Woakes struck twice early on, bowling a full swinging length. At which point Kohli emerged to vast, gathering cheers. Much had been made of some general remarks about England trying to bounce Kohli. Woakes's first four balls to him were all full, the fifth even fuller, the kind of ball James Anderson might have sent snaking down on a May morning at Trent Bridge. Kohli prodded without moving his feet and the edge was grabbed by Stokes.

At 25-3 the Barabati was rescued from its sudden torpor by the sight of the Dhoni-Yuvraj cricketing-industrial complex, two of India’s enduring luminous modern giants. Yuvi and Dhoni have 580 ODIs between them, a combined age of 70 and a pooled wealth of $140 million, ($100 million of which is Dhoni’s). Gradually Yuvraj began to ease to find his cogs clanking into gear, the rust falling away, producing a succession of wonderfully elegant pushes through cover and mid-off: a gently chastening little push, like a raised eyebrow back up the pitch.
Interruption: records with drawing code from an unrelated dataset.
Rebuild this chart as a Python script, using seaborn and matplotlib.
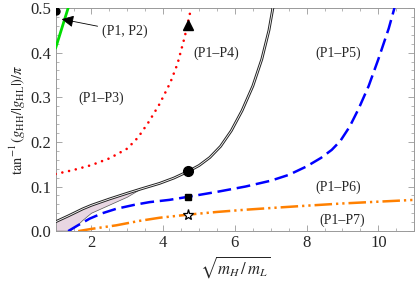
import matplotlib
matplotlib.use("Agg")
import matplotlib.pyplot as plt
from matplotlib.ticker import MultipleLocator
import numpy as np
import pandas as pd
import seaborn as sns

# Curves.
green_x = [1.0, 1.35]
green_y = [0.41, 0.50]

red_x = [1.0, 1.5, 2.0, 2.5, 3.0, 3.3, 3.6, 3.9, 4.2, 4.4, 4.6, 4.78]
red_y = [0.128, 0.137, 0.148, 0.163, 0.185, 0.21, 0.245, 0.285, 0.333,
         0.375, 0.435, 0.50]

bnd_x = [1.0, 1.35, 1.76, 2.0, 2.5, 3.0, 3.4, 3.9, 4.3, 4.7, 5.0, 5.3, 5.6,
         5.9, 6.2, 6.5, 6.75, 6.95, 7.06]
bnd_y = [0.021, 0.034, 0.05, 0.058, 0.072, 0.085, 0.095, 0.107, 0.119,
         0.134, 0.147, 0.165, 0.19, 0.225, 0.27, 0.325, 0.385, 0.45, 0.50]

low_x = [1.0, 1.4, 1.55, 1.76, 2.0, 2.5, 3.0, 3.4]
low_y = [0.0, 0.0, 0.008, 0.024, 0.04, 0.058, 0.076, 0.095]

blue_x = [1.35, 1.6, 1.95, 2.3, 2.69, 3.2, 3.62, 4.17, 4.7, 5.5, 6.3, 7.0,
          7.5, 8.0, 8.4, 8.7, 8.94, 9.2, 9.45, 9.73, 10.0, 10.29, 10.45]
blue_y = [0.0, 0.012, 0.028, 0.04, 0.05, 0.059, 0.065, 0.07, 0.077, 0.088,
          0.10, 0.113, 0.126, 0.145, 0.164, 0.182, 0.202, 0.234, 0.274,
          0.325, 0.385, 0.454, 0.50]

orange_x = [1.63, 2.0, 2.69, 3.34, 3.9, 4.7, 5.5, 6.3, 7.23, 8.0, 9.0,
            10.0, 11.0]
orange_y = [0.0, 0.005, 0.013, 0.023, 0.03, 0.037, 0.043, 0.048, 0.053,
            0.057, 0.062, 0.066, 0.070]

# Benchmark points.
pt_circle = (4.7, 0.134)
pt_square = (4.7, 0.077)
pt_star = (4.7, 0.036)
pt_triangle = (4.7, 0.462)
pt_dot = (1.01, 0.494)

region_labels = ["(P1–P3)", "(P1–P4)", "(P1–P5)", "(P1–P6)", "(P1–P7)"]
region_x = [2.26, 5.48, 8.87, 8.87, 8.98]
region_y = [0.298, 0.399, 0.399, 0.099, 0.025]

sns.set_style("ticks")
plt.rcParams['font.family'] = ['Liberation Serif', 'DejaVu Serif']
plt.rcParams['mathtext.fontset'] = 'stix'

fig = plt.figure(figsize=(4.15, 2.85), dpi=100)
ax = fig.add_axes([0.134, 0.189, 0.864, 0.783])

# Shaded lens region under the boundary curve.
ax.fill(np.r_[bnd_x[:7], low_x[::-1]], np.r_[bnd_y[:7], low_y[::-1]],
        color="#e8d6e2", ec="#555555", lw=0.5, zorder=1)

# Double line boundary: black under, white on top.
bnd = pd.DataFrame({"x": bnd_x, "y": bnd_y})
sns.lineplot(data=bnd, x="x", y="y", ax=ax, color="#222222", lw=2.0,
             sort=False, zorder=3)
sns.lineplot(data=bnd, x="x", y="y", ax=ax, color="white", lw=0.6,
             sort=False, zorder=3)

sns.lineplot(x=green_x, y=green_y, ax=ax, color="#00dd00", lw=2,
             sort=False, zorder=3)

line = sns.lineplot(x=red_x, y=red_y, ax=ax, color="red", lw=1.9,
                    sort=False, zorder=3).lines[-1]
line.set_dashes((0.01, 2.6))
line.set_dash_capstyle("round")

line = sns.lineplot(x=blue_x, y=blue_y, ax=ax, color="#0000ff", lw=1.8,
                    sort=False, zorder=3).lines[-1]
line.set_dashes((5.5, 2.3))

line = sns.lineplot(x=orange_x, y=orange_y, ax=ax, color="#ff8000", lw=1.8,
                    sort=False, zorder=3).lines[-1]
line.set_dashes((7, 1.6, 0.9, 1.6, 0.9, 1.6))

ax.plot(*pt_circle, "o", color="black", ms=7, zorder=5)
ax.plot(*pt_square, "s", color="black", ms=5, zorder=5)
ax.plot(*pt_star, "*", mfc="white", mec="black", mew=0.9, ms=8, zorder=5)
ax.plot(*pt_triangle, "^", color="black", ms=7, zorder=5)
ax.plot(*pt_dot, "o", color="black", ms=5, zorder=5)

for lab, x, y in zip(region_labels, region_x, region_y):
    ax.text(x, y, lab, ha="center", va="center", fontsize=10)

ax.annotate("(P1, P2)", xy=(1.17, 0.475), xytext=(2.3, 0.447),
            fontsize=10, va="center", ha="left",
            arrowprops=dict(arrowstyle="-|>", color="black", lw=0.6,
                            mutation_scale=18, shrinkA=1, shrinkB=0))

ax.set_xlim(1, 11)
ax.set_ylim(0, 0.5)
ax.xaxis.set_major_locator(MultipleLocator(2))
ax.xaxis.set_minor_locator(MultipleLocator(0.5))
ax.yaxis.set_major_locator(MultipleLocator(0.1))
ax.yaxis.set_minor_locator(MultipleLocator(0.02))
ax.set_yticks([0.0, 0.1, 0.2, 0.3, 0.4, 0.5])
ax.set_yticklabels(["0.0", "0.1", "0.2", "0.3", "0.4", "0.5"])
ax.tick_params(which="both", direction="in", top=True, right=True,
               color="#999999", labelsize=12, pad=3)
ax.tick_params(which="major", length=4, width=0.6)
ax.tick_params(which="minor", length=2.2, width=0.5)
for s in ax.spines.values():
    s.set_color("#999999")
    s.set_linewidth(0.7)

ax.set_xlabel(r"$\sqrt{m_H\,/\,m_L}$", fontsize=12, labelpad=2)
ax.set_ylabel(r"$\tan^{-1}(g_{\mathrm{HH}}/|g_{\mathrm{HL}}|)/\pi$",
              fontsize=10.5, labelpad=2)

fig.savefig("out.png", dpi=100)
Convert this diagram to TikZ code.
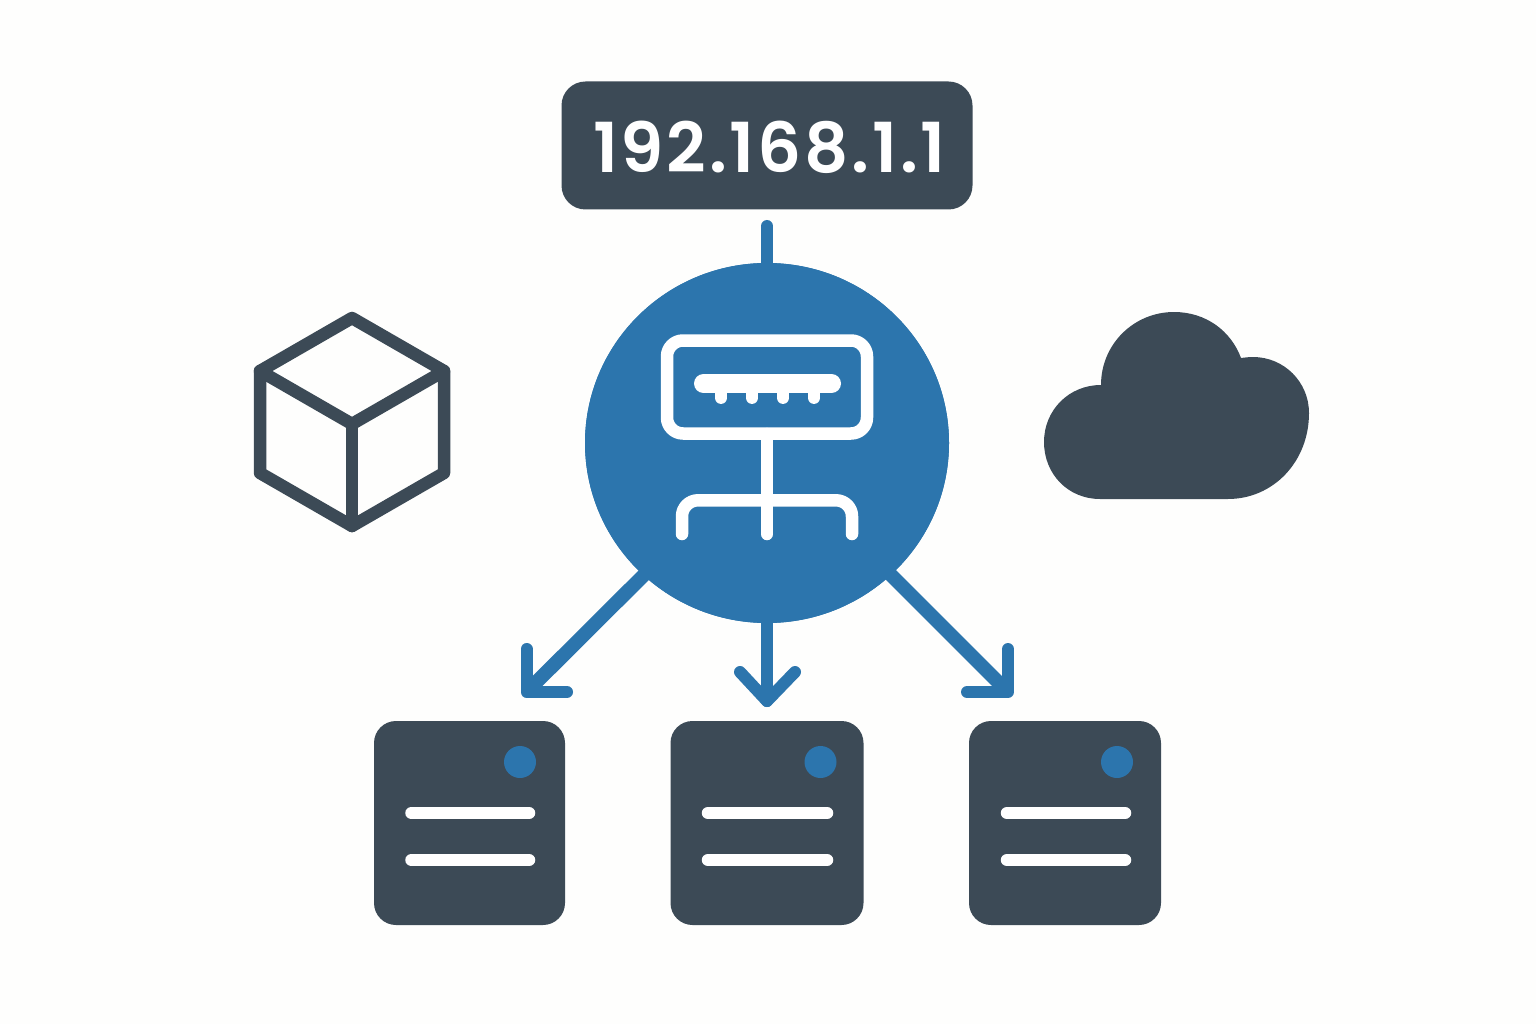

The 50 stand came up in the 17th over, the first from the pair since the 2011 World Cup final The hundred arrived soon after, Dhoni abandoning his caution to step out of his crease and thunk Moeen Ali down the ground with a wrench of his bottom hand. Even in his cautious mode Dhoni hits the ball like he really really does want to hurt it.

India’s 150 came up with a vast club over cow corner by Dhoni off Moeen Ali, the ball hitting the netting stretched across into the largest stand to general delirium. Finally, with 36 overs gone and India at 217-3 Woakes returned, still riding a sequence of 20 straight dot balls from that distant period when England had looked to have India by the throat. Dhoni produced the shuffling mini-windmill, whirling Woakes back over mid-on for six, all biceps and a cold, still eye in the middle of that flurry of limbs.

A little later Woakes bowled Yuvraj a waist-high short ball and he simply stood there, feet planted and swung it overlong-on, bat ending up furled dashingly over his shoulder.

With Yuvraj finally caught for 150, his highest one day score, Dhoni just kept going. In the 90s he’d pulled a ball from Woakes with such power it smacked the spider-cam and still went in the crowd as the the ball kept disappearing up into the grainy blue sky.

England had at the halfway stage already conceded their fourth highest ever total of runs for a three-match series. A successful chase here would have been the third highest of all time. In smudgy beige light, with the dew to come and the crowd a constant barracking presence it looked even more distant, all the more so when Alex Hales was caught behind carving loosely at Jasprit Bumrah.

Joe Root and Jason Roy played with care for a while, Roy, reeling off one stunning straight bat loft over the sight screen off Ashwin, but he was bowled for 82 by a fizzed ball from Ravi Jadeja.

Stokes was bowled by Ashwin, Buttler was stumped, but the game game kept on twitching, refusing to die as Morgan and Moeen Ali scampered and swept and played the odd booming slog-sweep into the crowd.

Thirty-three were needed from the final two overs when Morgan went to a superb, thrillingly calculated hundred from 80 balls. It was just too little here, but England will take an odd kind of heart from a 2-0 series defeat that emphasised again that this team is still only half-built, a more balanced and convincing attack away from becoming real contenders.